Der Regen will kurz, darf kurz. Es macht sich Marie Delprat ans Werk, aus Basel-Stadt, Frankreich. Die von sich sagt, sie kann eigentlich nur Barock denken, auch wenn sie mit elektronischen Mitteln improvisiert, das nötige Verständnis deshalb hat für das allumfassende Weltenspiel. Sie geht im Stereobild hin und her, sie wogt, den drohenden Monolith immer nur umspielend. Eingangs hat sie eine Flöte zur Hand. Und als ihr zum Schluss das selber Heraufbeschworene rückwärts um die Ohren fliegt, ist es am schönsten, manche schrecken aus ihren Liegestühlen auf.
Und plötzlich ist Sonntag, dazwischen sei ganz viel Text geschrieben worden, leider unleserlich mit einer zittrigen Säublumenklaue, für die unterbewusste Schublade. Nichts für hier. Es ist Sonntag im Botanischen Garten: Die Musik ist abgehauen, die Liegestühle verstaut in irgendeinem Lager oder bereits auf dem Weg nach Zürich.

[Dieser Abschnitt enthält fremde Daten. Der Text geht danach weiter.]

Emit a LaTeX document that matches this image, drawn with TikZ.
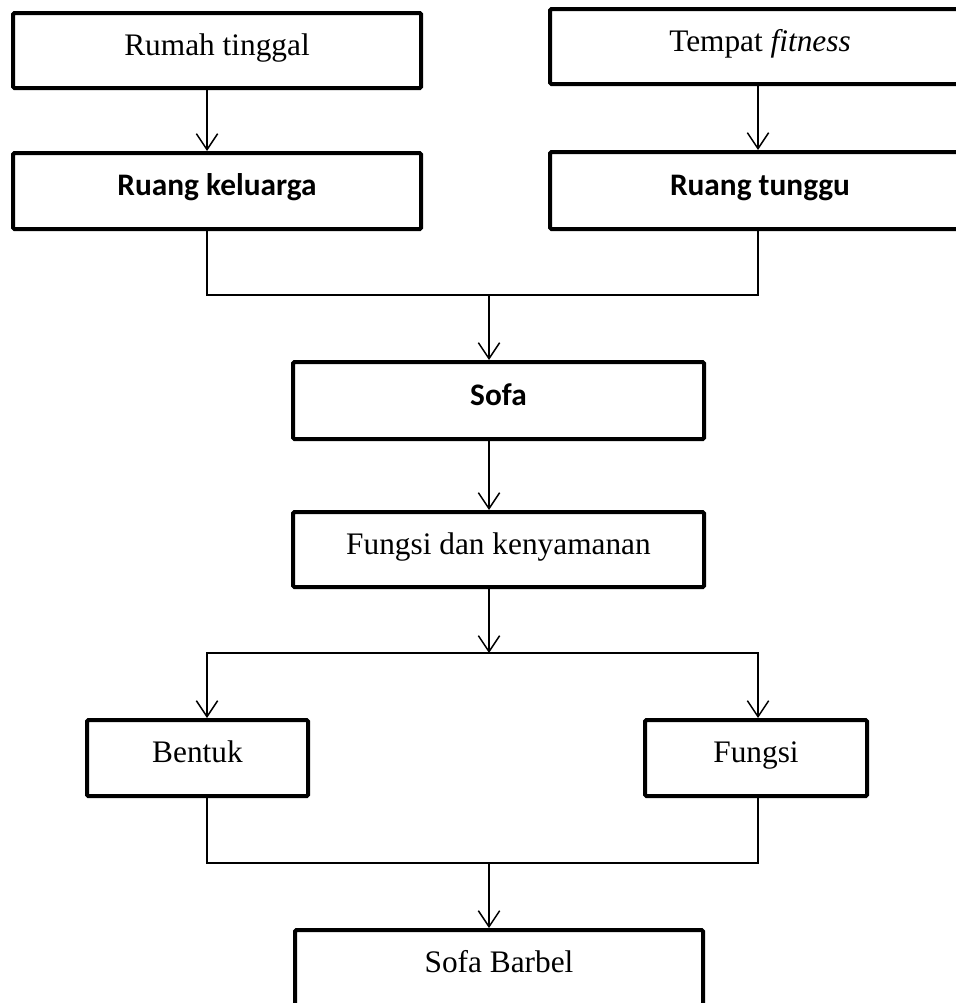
\documentclass[tikz,border=0pt]{standalone}
\usepackage{fontspec}
\setmainfont{Liberation Serif}
\newfontfamily\calibri{Carlito}
\usepackage{tikz}
\usetikzlibrary{arrows.meta}

\begin{document}
\begin{tikzpicture}[x=0.75pt,y=0.75pt,yscale=-1,xscale=1,
  kotak/.style={draw, line width=3pt, rounded corners=1pt, inner sep=0pt, align=center,
    text height=14pt, text depth=7.25pt, font=\fontsize{23.5}{28}\selectfont},
  garis/.style={line width=1.1pt},
  panah/.style={garis, -{Straight Barb[length=12pt,width=16pt,line width=1.1pt]}}]
%set diagram left start at 0, and has height of 1003
\useasboundingbox (0,0) rectangle (956,1003);

% columns of the connectors
\coordinate (kiri) at (207,0);
\coordinate (kanan) at (758,0);
\coordinate (tengah1) at (489,295);
\coordinate (tengah2) at (489,653);
\coordinate (tengah3) at (489,863);

%Rect [id:rumah]
\node [kotak, minimum width=306pt, minimum height=56.25pt] (rumah) at (217,50.5) {Rumah tinggal};
%Rect [id:fitness]
\node [kotak, minimum width=315pt, minimum height=56.25pt] (fitness) at (760,46.5) {Tempat \textit{fitness}};
%Rect [id:keluarga]
\node [kotak, minimum width=306pt, minimum height=57pt] (keluarga) at (217,191) {\calibri\bfseries Ruang keluarga};
%Rect [id:tunggu]
\node [kotak, minimum width=315pt, minimum height=57.75pt] (tunggu) at (760,190.5) {\calibri\bfseries Ruang tunggu};
%Rect [id:sofa]
\node [kotak, minimum width=308.25pt, minimum height=57.75pt] (sofa) at (498.5,400.5) {\calibri\bfseries Sofa};
%Rect [id:kenyamanan]
\node [kotak, minimum width=308.25pt, minimum height=56.25pt] (kenyamanan) at (498.5,549.5) {Fungsi dan kenyamanan};
%Rect [id:bentuk]
\node [kotak, minimum width=165.75pt, minimum height=57pt] (bentuk) at (197.5,758) {Bentuk};
%Rect [id:fungsi]
\node [kotak, minimum width=166.5pt, minimum height=57pt] (fungsi) at (756,758) {Fungsi};
%Rect [id:barbel]
\node [kotak, minimum width=306pt, minimum height=56.25pt] (barbel) at (499,967.5) {Sofa Barbel};

%Straight Lines
\draw [panah] (rumah.south -| kiri) -- (keluarga.north -| kiri);
\draw [panah] (fitness.south -| kanan) -- (tunggu.north -| kanan);
%Straight Lines
\draw [garis] (keluarga.south -| kiri) |- (tengah1) -| (tunggu.south -| kanan);
\draw [panah] (tengah1) -- (sofa.north -| tengah1);
\draw [panah] (sofa.south -| tengah1) -- (kenyamanan.north -| tengah1);
\draw [panah] (kenyamanan.south -| tengah2) -- (tengah2);
%Straight Lines
\draw [panah] (tengah2) -| (bentuk.north -| kiri);
\draw [panah] (tengah2) -| (fungsi.north -| kanan);
%Straight Lines
\draw [garis] (bentuk.south -| kiri) |- (tengah3) -| (fungsi.south -| kanan);
\draw [panah] (tengah3) -- (barbel.north -| tengah3);

\end{tikzpicture}
\end{document}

Und der Typ aus der Einleitung liegt im Gras, er sieht wirklich nicht so schlecht aus unter seiner Sonnenbrille. Er beobachtet. Ein Hund scheisst in die Hortensien. Ein Kleinkind auf dem Likeabike nimmt Fahrt auf Richtung Aarebord. Das Elternpaar bemerkt die Abfahrt spät, ruft «Louan! Louan!», aber da hat es Louan, den Leuchtenden, schon über den Birkenholz-Lenker gehauen, zum ersten Mal ganz weit weg von seinen Eltern gespickt.
Les Digitales mit alternierendem Programm: Am 28. August in Zürich, am 3. September in Biel, am 10. und 11. September in Fribourg. Die Kassetten von Noi Noi erscheinen auf Plouk.